Slower Times

By the time we moved to Colorado in 2014, Mindy T. Dog (RIP 2018) was an elderly dog with bad hips. Bad hips and being unable to keep up NEVER stopped her interest in a good walk but she was s—l—o—w. Dusty and I would walk at our usual pace and then wait for Mindy to catch up. She wanted the whole walk. She didn’t like it when we turned around before she’d seen everything. Toward the end, the inevitable “last walk” (that’s not a euphemism) occurred. She wanted to go but the alley was her limit. She turned around on her own. You can read about Mindy’s adventures here, in the great Saga, “Princess Mindy and the Vast Monster of Snow.”

I have learned the wonders of a slow walk during the last few years. For a long time, walking 4 mph or faster in the back country, I joyed in the motion. I still saw a lot of things and would stop for many of them (a bobcat crossing the trail, a group of deer in the distance, hawks in the sky — the list is long and I don’t want to bore you [further]). But when I was not able to walk well at all and a mile took an hour, I learned to savor the whole thing. The result is that my big livestock guardian dog, Bear, as a puppy, learned to walk that way. When we’re OUT there, she thinks we should stop often. We don’t hurry and we DO stop often, but now a normal Bear walk is twice as fast. Still slow, but there’s a chance we’ll finish before the end of time.

I learned from the slow walks that 1) there’s really no place to go and 2) every place to BE. I’d like to go faster, but it’s really not important as it was 20 years ago. And, I never would have witnessed monarch butterflies copulating 20 years ago…or stopped long enough to get shredded by a horsefly.

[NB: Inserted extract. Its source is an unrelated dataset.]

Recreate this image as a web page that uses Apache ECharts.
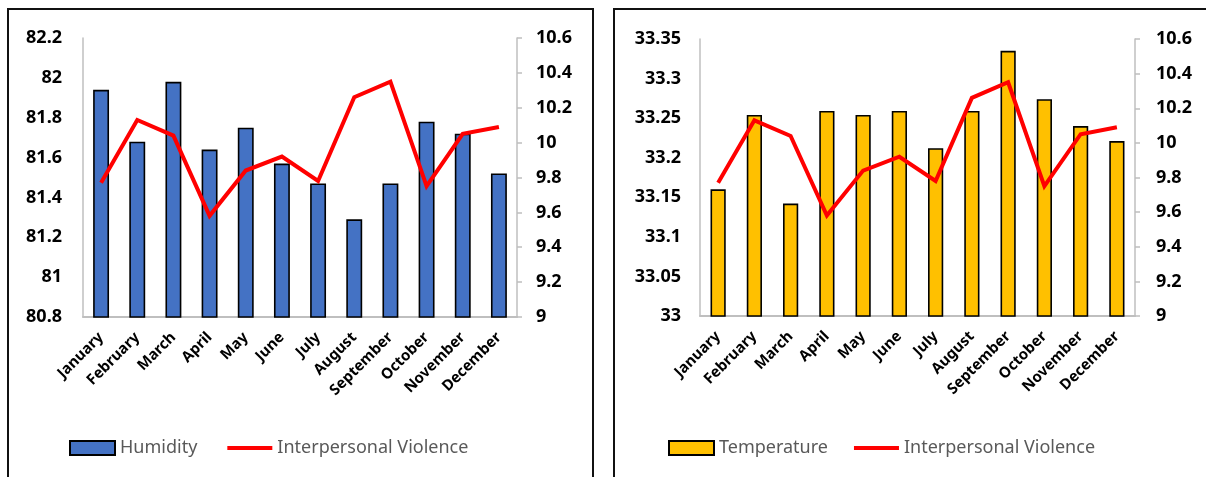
<!DOCTYPE html>
<html>
<head>
<meta charset="utf-8">
<script src="https://cdn.jsdelivr.net/npm/echarts@6/dist/echarts.min.js"></script>
<style>
  html, body { margin: 0; padding: 0; background: #ffffff; }
  #chart { width: 1206px; height: 477px; }
</style>
</head>
<body>
<div id="chart"></div>
<script>
// Monthly categories shared by both panels
const months = ['January', 'February', 'March', 'April', 'May', 'June',
  'July', 'August', 'September', 'October', 'November', 'December'];

// Average humidity per month (left panel, bars)
const humidity = [81.94, 81.68, 81.98, 81.64, 81.75, 81.57, 81.47, 81.29, 81.47, 81.78, 81.72, 81.52];

// Average temperature per month (right panel, bars)
const temperature = [33.160, 33.254, 33.142, 33.259, 33.254, 33.259, 33.212, 33.259, 33.335, 33.274, 33.240, 33.221];

// Interpersonal violence rate per month (both panels, line)
const violence = [9.77, 10.13, 10.04, 9.58, 9.84, 9.92, 9.78, 10.26, 10.35, 9.75, 10.05, 10.09];

// Axis ranges
const humidityAxis = { min: 80.8, max: 82.2, interval: 0.2 };
const temperatureAxis = { min: 33, max: 33.35, interval: 0.05 };
const violenceAxis = { min: 9, max: 10.6, interval: 0.2 };

const FONT = '"Noto Sans", "Liberation Sans", sans-serif';
const AXIS_GRAY = '#BFBFBF';

function tidy(v) {
  return String(Math.round(v * 1000) / 1000);
}

function valueAxis(gridIndex, range, side, margin, ticks) {
  return {
    type: 'value',
    gridIndex: gridIndex,
    position: side,
    min: range.min,
    max: range.max,
    interval: range.interval,
    splitLine: { show: false },
    axisLine: { show: true, lineStyle: { color: AXIS_GRAY, width: 1.5 } },
    axisTick: { show: ticks, length: 5, inside: false, lineStyle: { color: AXIS_GRAY, width: 1.5 } },
    axisLabel: {
      margin: margin,
      color: '#000000',
      fontFamily: FONT,
      fontWeight: 'bold',
      fontSize: 18,
      formatter: tidy
    }
  };
}

function categoryAxis(gridIndex) {
  return {
    type: 'category',
    gridIndex: gridIndex,
    data: months,
    axisLine: { show: true, lineStyle: { color: AXIS_GRAY, width: 2 } },
    axisTick: { show: false },
    axisLabel: {
      interval: 0,
      rotate: 45,
      margin: 18,
      color: '#000000',
      fontFamily: FONT,
      fontWeight: 'bold',
      fontSize: 15
    }
  };
}

const barBorder = { borderColor: '#000000', borderWidth: 1.6 };

// legend entry for a bar: plain rectangle
function barEntry(name) {
  return { name: name, icon: 'rect' };
}

// legend entry for a line: thick red stroke, no marker
function lineEntry(name) {
  return { name: name, itemStyle: { opacity: 0 }, lineStyle: { width: 4 } };
}

const legendText = { color: '#595959', fontFamily: FONT, fontSize: 18 };

const option = {
  animation: false,
  backgroundColor: '#ffffff',
  grid: [
    { left: 83, top: 38, width: 434, height: 279 },
    { left: 700, top: 39, width: 435, height: 277 }
  ],
  xAxis: [categoryAxis(0), categoryAxis(1)],
  yAxis: [
    valueAxis(0, humidityAxis, 'left', 21, false),
    valueAxis(0, violenceAxis, 'right', 19, true),
    valueAxis(1, temperatureAxis, 'left', 19, false),
    valueAxis(1, violenceAxis, 'right', 21, true)
  ],
  legend: [
    {
      left: 64, top: 434,
      itemWidth: 45, itemHeight: 14, itemGap: 28,
      textStyle: legendText,
      lineStyle: { width: 4 },
      data: [barEntry('Humidity'), lineEntry('Interpersonal Violence ')]
    },
    {
      left: 663, top: 434,
      itemWidth: 45, itemHeight: 14, itemGap: 24,
      textStyle: legendText,
      lineStyle: { width: 4 },
      data: [barEntry('Temperature'), lineEntry('Interpersonal Violence')]
    }
  ],
  series: [
    {
      name: 'Humidity', type: 'bar', xAxisIndex: 0, yAxisIndex: 0,
      data: humidity, barWidth: '44%',
      itemStyle: Object.assign({ color: '#4472C4' }, barBorder)
    },
    {
      // trailing space keeps this legend entry separate from the right panel's
      name: 'Interpersonal Violence ', type: 'line', xAxisIndex: 0, yAxisIndex: 1,
      data: violence, symbol: 'none', smooth: false,
      itemStyle: { color: '#FF0000' },
      lineStyle: { color: '#FF0000', width: 4, join: 'miter' }
    },
    {
      name: 'Temperature', type: 'bar', xAxisIndex: 1, yAxisIndex: 2,
      data: temperature, barWidth: '42%',
      itemStyle: Object.assign({ color: '#FFC000' }, barBorder)
    },
    {
      name: 'Interpersonal Violence', type: 'line', xAxisIndex: 1, yAxisIndex: 3,
      data: violence, symbol: 'none', smooth: false,
      itemStyle: { color: '#FF0000' },
      lineStyle: { color: '#FF0000', width: 4, join: 'miter' }
    }
  ],
  graphic: [
    // panel frames
    {
      type: 'rect', silent: true, z: -1,
      shape: { x: 8, y: 9, width: 585, height: 480 },
      style: { fill: 'none', stroke: '#111111', lineWidth: 2 }
    },
    {
      type: 'rect', silent: true, z: -1,
      shape: { x: 614, y: 9, width: 600, height: 480 },
      style: { fill: 'none', stroke: '#111111', lineWidth: 2 }
    }
  ]
};

const chart = echarts.init(document.getElementById('chart'), null, { renderer: 'canvas' });
chart.setOption(option);
</script>
</body>
</html>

18 thoughts on “Slower Times

  1. I’m glad you can now pick up the pace and Bear will go along with that — but how great it is that you can see the intimate details of nature in a slower walk!

    • Yep, even if by some miracle (it would take one) I can again hike fast, I don’t think I ever will again. I learned a lot from the slow and painful times. I learned about the immense pain-killing power of beauty.

  2. I love your phrase, no place to go and every place to BE…beautiful. Our elderly Golden Retriever recently passed and for the last few years he was SLOW….and allowed to sniff everything, to take his own sweet time and set the pace for us. It was a calming meditation after walking our young Border Collie (who looks just like your Mindy).

    • Mindy was an Australian shepherd (if the photo showed her back end, it would be more obvious). Where I live now border collies are extremely popular (lots of sheep, goats and cattle) and Australian cattle dogs — not so many Aussies. I have a mini-Aussie now who looks like a mini-Mindy and he’s a bundle of puppy energy. I think a Border Collie would be too smart for me but he might read me stories at night 😉

  3. I reckon the world is slowly coming round to the benefits of taking things at a slower pace. Over here, we even occasionally have something called ‘Slow TV’ or ‘Slow Radio’, when a long programme covers very little action. Last Christmas we had a long TV programme just following some reindeer pulling a sledge through the snowy forest. That was it. But it was very popular.

    When I was in Wales we did walk briskly most of the time, but then we did have a very large area to cover. But I enjoy a slow amble at times, too. 🙂

    • I loved your Wales walk so much, but if Bear and I had been with you, you’d have needed at LEAST three days to get from one castle to the next no matter HOW far apart they were. I fell in love with the name, “Snowdonia.”

      I’d love to see that reindeer show!!!!

  4. I would have loved walking with Mindy (RIP, sweet girl). I am a journey kinda gal. The destination, for me, is almost the anti-climax.